Antes um símbolo de prestígio restrito à elite, a marca Alfa Romeo já era um sonho mais próximo, possível e compartilhado com muitos. Além de estrelar em vários filmes da época, o Giulietta também transportava estrelas de cinema longe das câmeras. Sophia Loren, Gina Lollobrigida, Vittorio Gassman, a americana Esther Williams e a inglesa Diana Dors estavam entre os fãs do modelo.
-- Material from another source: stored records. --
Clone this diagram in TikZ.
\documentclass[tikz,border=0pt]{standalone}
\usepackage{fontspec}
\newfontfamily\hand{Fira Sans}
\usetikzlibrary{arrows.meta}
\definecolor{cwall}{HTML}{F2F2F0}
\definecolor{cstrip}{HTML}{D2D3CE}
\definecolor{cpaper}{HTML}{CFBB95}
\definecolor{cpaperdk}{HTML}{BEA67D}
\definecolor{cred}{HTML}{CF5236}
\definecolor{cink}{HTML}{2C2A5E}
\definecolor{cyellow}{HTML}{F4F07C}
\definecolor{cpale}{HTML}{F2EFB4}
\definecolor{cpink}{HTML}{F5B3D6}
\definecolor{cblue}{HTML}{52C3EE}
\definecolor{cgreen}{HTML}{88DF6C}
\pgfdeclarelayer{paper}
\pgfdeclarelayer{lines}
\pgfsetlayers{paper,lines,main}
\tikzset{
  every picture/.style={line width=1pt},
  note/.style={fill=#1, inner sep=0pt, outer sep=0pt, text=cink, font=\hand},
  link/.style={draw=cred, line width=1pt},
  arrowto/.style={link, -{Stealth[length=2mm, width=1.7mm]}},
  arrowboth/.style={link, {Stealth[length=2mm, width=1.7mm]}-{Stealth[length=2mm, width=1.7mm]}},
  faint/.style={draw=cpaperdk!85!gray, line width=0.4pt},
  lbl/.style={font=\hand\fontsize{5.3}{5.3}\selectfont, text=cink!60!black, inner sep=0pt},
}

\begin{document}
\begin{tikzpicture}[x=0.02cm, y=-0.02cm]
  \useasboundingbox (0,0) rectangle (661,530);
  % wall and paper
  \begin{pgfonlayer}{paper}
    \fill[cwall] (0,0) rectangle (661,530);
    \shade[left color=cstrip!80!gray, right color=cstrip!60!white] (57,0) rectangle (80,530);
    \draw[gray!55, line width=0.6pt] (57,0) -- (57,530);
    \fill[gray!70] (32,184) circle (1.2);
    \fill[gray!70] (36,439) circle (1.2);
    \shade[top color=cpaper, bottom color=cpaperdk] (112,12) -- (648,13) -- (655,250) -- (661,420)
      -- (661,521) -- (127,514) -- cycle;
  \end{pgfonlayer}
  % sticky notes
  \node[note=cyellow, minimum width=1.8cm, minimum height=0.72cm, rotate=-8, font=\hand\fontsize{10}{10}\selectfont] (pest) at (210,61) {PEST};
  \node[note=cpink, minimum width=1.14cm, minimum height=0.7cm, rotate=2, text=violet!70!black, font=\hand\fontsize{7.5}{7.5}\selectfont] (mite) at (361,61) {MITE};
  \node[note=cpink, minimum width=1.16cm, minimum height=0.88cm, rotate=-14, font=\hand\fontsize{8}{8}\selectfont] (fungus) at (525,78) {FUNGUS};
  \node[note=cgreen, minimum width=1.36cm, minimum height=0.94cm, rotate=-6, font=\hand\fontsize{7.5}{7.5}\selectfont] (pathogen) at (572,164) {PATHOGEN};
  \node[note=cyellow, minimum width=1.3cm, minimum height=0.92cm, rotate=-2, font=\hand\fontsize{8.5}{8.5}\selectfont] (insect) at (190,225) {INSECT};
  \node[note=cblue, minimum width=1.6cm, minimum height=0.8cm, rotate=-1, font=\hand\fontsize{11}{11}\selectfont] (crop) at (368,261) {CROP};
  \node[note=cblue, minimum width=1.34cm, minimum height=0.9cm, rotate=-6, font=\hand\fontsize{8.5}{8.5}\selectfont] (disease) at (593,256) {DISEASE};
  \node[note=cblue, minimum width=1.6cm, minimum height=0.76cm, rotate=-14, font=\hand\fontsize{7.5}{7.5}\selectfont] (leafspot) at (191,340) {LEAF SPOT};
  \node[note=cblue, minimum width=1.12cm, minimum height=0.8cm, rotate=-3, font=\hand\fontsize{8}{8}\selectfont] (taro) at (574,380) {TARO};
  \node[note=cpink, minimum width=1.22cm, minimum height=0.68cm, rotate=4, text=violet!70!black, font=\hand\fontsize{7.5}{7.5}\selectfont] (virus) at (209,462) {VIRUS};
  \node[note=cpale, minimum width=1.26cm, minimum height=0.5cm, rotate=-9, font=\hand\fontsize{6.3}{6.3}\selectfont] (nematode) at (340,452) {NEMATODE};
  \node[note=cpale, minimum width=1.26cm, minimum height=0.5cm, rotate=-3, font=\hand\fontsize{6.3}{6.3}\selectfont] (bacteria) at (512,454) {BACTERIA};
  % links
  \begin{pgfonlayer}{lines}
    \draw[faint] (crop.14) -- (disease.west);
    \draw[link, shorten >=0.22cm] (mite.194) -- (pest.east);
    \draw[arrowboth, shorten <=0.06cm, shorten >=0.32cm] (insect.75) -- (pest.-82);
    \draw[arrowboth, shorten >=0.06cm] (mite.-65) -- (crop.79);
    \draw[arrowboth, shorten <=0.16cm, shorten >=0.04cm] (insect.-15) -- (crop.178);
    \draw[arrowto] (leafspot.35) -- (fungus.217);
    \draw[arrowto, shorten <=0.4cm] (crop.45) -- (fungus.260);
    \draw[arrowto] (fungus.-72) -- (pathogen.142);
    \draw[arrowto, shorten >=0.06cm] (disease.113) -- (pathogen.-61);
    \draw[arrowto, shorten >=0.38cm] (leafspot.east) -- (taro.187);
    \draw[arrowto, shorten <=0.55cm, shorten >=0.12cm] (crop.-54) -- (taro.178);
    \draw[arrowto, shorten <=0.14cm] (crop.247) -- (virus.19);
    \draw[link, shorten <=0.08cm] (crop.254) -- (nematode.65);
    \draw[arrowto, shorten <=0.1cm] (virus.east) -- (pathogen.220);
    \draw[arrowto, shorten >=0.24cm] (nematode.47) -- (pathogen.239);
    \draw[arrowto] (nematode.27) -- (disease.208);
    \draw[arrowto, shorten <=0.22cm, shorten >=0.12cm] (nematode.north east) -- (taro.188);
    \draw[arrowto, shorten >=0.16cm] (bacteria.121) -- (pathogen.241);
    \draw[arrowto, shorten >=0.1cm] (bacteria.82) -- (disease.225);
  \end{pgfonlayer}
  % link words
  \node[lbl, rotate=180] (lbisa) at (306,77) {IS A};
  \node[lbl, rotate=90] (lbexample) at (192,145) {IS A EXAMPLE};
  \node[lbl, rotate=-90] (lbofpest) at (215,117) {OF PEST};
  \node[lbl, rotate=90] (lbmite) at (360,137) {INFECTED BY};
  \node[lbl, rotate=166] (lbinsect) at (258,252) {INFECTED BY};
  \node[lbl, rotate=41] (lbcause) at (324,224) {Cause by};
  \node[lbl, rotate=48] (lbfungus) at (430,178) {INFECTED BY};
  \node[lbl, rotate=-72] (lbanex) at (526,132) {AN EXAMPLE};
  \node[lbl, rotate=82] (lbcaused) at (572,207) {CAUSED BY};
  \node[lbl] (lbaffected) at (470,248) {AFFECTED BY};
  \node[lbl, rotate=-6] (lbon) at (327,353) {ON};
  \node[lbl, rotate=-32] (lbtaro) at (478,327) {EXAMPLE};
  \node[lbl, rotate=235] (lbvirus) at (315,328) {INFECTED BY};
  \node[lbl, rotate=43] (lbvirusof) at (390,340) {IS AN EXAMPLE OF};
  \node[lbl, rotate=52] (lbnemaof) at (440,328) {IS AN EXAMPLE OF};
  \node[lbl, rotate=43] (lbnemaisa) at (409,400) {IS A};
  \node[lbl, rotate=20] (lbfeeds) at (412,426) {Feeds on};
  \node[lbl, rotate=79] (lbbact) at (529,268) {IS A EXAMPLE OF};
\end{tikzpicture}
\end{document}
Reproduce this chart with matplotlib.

A reputação do Giulietta era tal que servia para dar mais credibilidade a outros produtos em comerciais de TV. Num deles, o festejado cantor Domenico Modugno gritava With API you flyyyyy! (com API você pode voaaar!), após abastecer seu Giulietta Spider e sair a toda a velocidade. Até o Rei Hussein da Jordânia apresentou os prêmios aos competidores de uma corrida especialmente organizada para o Giulietta Sprint na África, em 1956. Na Inglaterra e nos Estados Unidos eram criados clubes que congregavam admiradores da marca, mais uma prova de que o fenômeno Alfa Romeo ultrapassava as fronteiras da Itália para ganhar o mundo.